A North Carolina mother has been arrested and charged with attempted murder one day after she claimed her 7-week-old baby was kidnapped.
Krista Madden, 35, was arrested early May 10 and was due in court later on Friday, reported Fox Carolina.
The Asheville Police had sent out an alert on May 9 about the child, Shaylie, saying the baby was kidnapped by a male and female in ski masks. The suspects fled with the baby in a 2014 Mazda CX-5, police said.
In an update late Thursday, the department said that Shaylie “was safely located.”
“The incident is under further investigation at this time. We appreciate the assistance of the Henderson County Sheriff’s Office, as well as the public and the media for assisting us in getting his information out quickly,” it said.
According to Fox, the baby was found more than 20 miles from where she was allegedly abducted.
Police said Madden told officers she was able to escape from the kidnappers but that they took off with her car and baby.
Henderson County Sheriff Lowell Griffin said at a press conference on Friday morning that Madden tossed the baby down a ravine about 50 to 75 feet, reported WLOS.
Sheriff Griffin said that the baby was found with a car seat at the bottom of a ravine, no longer in the car seat. A man and his wife found the baby after hearing her crying.
Madden was being held in the Henderson County Jail on a $750,000 bond.
According to a study from Brown University published in 2014, instances of filicide, or the killing of one’s child or children, occurs about 500 times every year.
A father killing a son was the most common filicide scenario, followed by a mother killing a son, a mother killing a daughter, and a father killing a daughter.

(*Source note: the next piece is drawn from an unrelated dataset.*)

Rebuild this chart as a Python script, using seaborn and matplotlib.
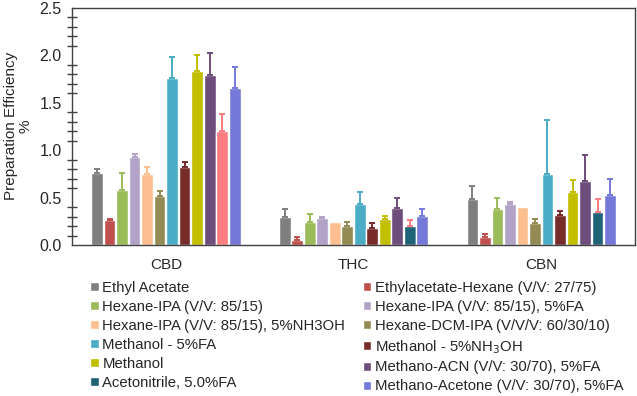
import numpy as np
import pandas as pd
import seaborn as sns
import matplotlib.pyplot as plt
from matplotlib.ticker import MultipleLocator
from matplotlib.patches import Patch

# Data
compounds = ['CBD', 'THC', 'CBN']
solvents = ['Ethyl Acetate', 'Ethylacetate-Hexane (V/V: 27/75)',
            'Hexane-IPA (V/V: 85/15)', 'Hexane-IPA (V/V: 85/15), 5%FA',
            'Hexane-IPA (V/V: 85/15), 5%NH3OH', 'Hexane-DCM-IPA (V/V/V: 60/30/10)',
            'Methanol - 5%FA', 'Methanol - 5%NH$_3$OH',
            'Methanol', 'Methano-ACN (V/V: 30/70), 5%FA',
            'Acetonitrile, 5.0%FA', 'Methano-Acetone (V/V: 30/70), 5%FA']
cbd = [0.76, 0.26, 0.58, 0.93, 0.75, 0.52, 1.76, 0.82, 1.835, 1.79, 1.20, 1.655]
thc = [0.30, 0.055, 0.24, 0.284, 0.24, 0.20, 0.435, 0.175, 0.28, 0.386, 0.203, 0.31]
cbn = [0.49, 0.09, 0.375, 0.435, 0.40, 0.232, 0.745, 0.32, 0.56, 0.675, 0.347, 0.525]
cbd_err = [0.04, 0.015, 0.18, 0.03, 0.07, 0.05, 0.22, 0.05, 0.165, 0.23, 0.18, 0.22]
thc_err = [0.085, 0.03, 0.09, 0.01, 0.0, 0.045, 0.125, 0.053, 0.03, 0.115, 0.057, 0.067]
cbn_err = [0.135, 0.03, 0.125, 0.02, 0.0, 0.04, 0.575, 0.04, 0.12, 0.27, 0.137, 0.17]

colors = ['#7F7F7F', '#C0504D', '#9BBB59', '#B3A2C7', '#FDBF8F', '#948A54',
          '#4BACC6', '#772C2A', '#C2BE00', '#6E4C7B', '#1F6377', '#7478D8']
err_colors = list(colors)
err_colors[10] = '#FF7C80'
pink = '#FF7C80'

rows = []
for s, a, b, c in zip(solvents, cbd, thc, cbn):
    rows += [(s, 'CBD', a), (s, 'THC', b), (s, 'CBN', c)]
df = pd.DataFrame(rows, columns=['solvent', 'compound', 'value'])
errs = {s: [a, b, c] for s, a, b, c in zip(solvents, cbd_err, thc_err, cbn_err)}

sns.set_style('white')
plt.rcParams['font.family'] = ['Liberation Sans', 'DejaVu Sans']

fig = plt.figure(figsize=(6.37, 3.96), dpi=100)
ax = fig.add_axes([0.113, 0.381, 0.884, 0.6])

sns.barplot(data=df, x='compound', y='value', hue='solvent', order=compounds,
            hue_order=solvents, palette=colors, errorbar=None, width=0.8,
            gap=0.06, saturation=1, legend=False, ax=ax)

for i, (cont, s) in enumerate(zip(ax.containers, solvents)):
    for j, bar in enumerate(cont):
        x = bar.get_x() + bar.get_width() / 2
        h = bar.get_height()
        ec = err_colors[i]
        if i == 10 and j == 0:
            bar.set_facecolor(pink)
        if errs[s][j] > 0:
            ax.errorbar(x, h, yerr=[[0], [errs[s][j]]], color=ec, lw=1.4,
                        capsize=2.5, capthick=1.4)

ax.set_ylim(0, 2.5)
ax.set_xlim(-0.5, 2.5)
ax.yaxis.set_major_locator(MultipleLocator(0.5))
ax.yaxis.set_minor_locator(MultipleLocator(0.1))
ax.yaxis.set_major_formatter(plt.FormatStrFormatter('%.1f'))
ax.tick_params(axis='y', which='major', direction='inout', length=9, width=1,
               labelsize=11.5, color='#404040', pad=3)
ax.tick_params(axis='y', which='minor', direction='inout', length=7, width=1,
               color='#404040', left=True)
ax.tick_params(axis='x', length=0, labelsize=11, pad=9)
for sp in ax.spines.values():
    sp.set_visible(True)
    sp.set_color('#404040')
    sp.set_linewidth(1)
ax.set_xlabel('')
ax.set_ylabel('Preparation Efficiency\n%', fontsize=11, labelpad=5,
              linespacing=1.0)

# legend in row-major order, 2 columns
handles = [Patch(facecolor=c) for c in colors]
order = list(range(0, 12, 2)) + list(range(1, 12, 2))
fig.legend([handles[k] for k in order], [solvents[k] for k in order],
           ncol=2, loc='upper left', bbox_to_anchor=(0.142, 0.29),
           frameon=False, fontsize=10.7, handlelength=0.55, handleheight=0.55,
           handletextpad=0.25, columnspacing=1.2, labelspacing=0.33,
           borderpad=0, borderaxespad=0)

fig.savefig('out.png', dpi=100)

Lead author Dr. Timothy Mariano, a third-year psychiatry resident in the Alpert Medical School of Brown University, said the three underlying motives appear to be mental illness, high levels of testosterone, and parents, particularly young mothers, feeling they’re unable to provide care for their children.
The authors said neither the statistics nor the hypotheses can definitively explain filicide.
The number of reported missing children significantly decreased in recent years, according to a report by the Department of Justice (pdf) in 2017. Reported missing children dropped from 6.5 per 1,000 children in 1999 to 3.1 per 1,000 in 2013. Missing children typically fall into five categories: kidnapped by a family member, abducted by a nonfamily perpetrator, runaways, those who got lost, stranded, or injured, or those who went missing due to benign reasons, such as misunderstandings, according to the report.
Department of Justice researchers said in a separate report (pdf) published in 2016 that there were an estimated 105 children nationwide that were victims of stereotypical kidnappings, a number that was virtually the same as 1997.
“Most kidnappings involved the use of force or threats, and about three in five victims were sexually assaulted, abused, or exploited, the researchers said.
Stereotypical kidnappings are defined as abductions in which a slight acquaintance or stranger moves a child at least 20 feet or holds the child at least 1 hour. Most victims were girls aged 12 to 17 and most perpetrators were men aged 18 to 35.
According to the Polly Klaas Foundation, approximately 200,000 children are kidnapped each year by a family member.
Child custody experts say that people kidnap their own children to force a reconciliation or continued interaction with the other, left-behind parent; to spite or punish the other parent; from fear of losing custody or visitation rights.
In rare cases, the kidnapping may occur to protect a child from a parent who is believed to be abusing the child. Common warnings signs include the other parent threatening abduction, suspected abuse, or paranoid delusion.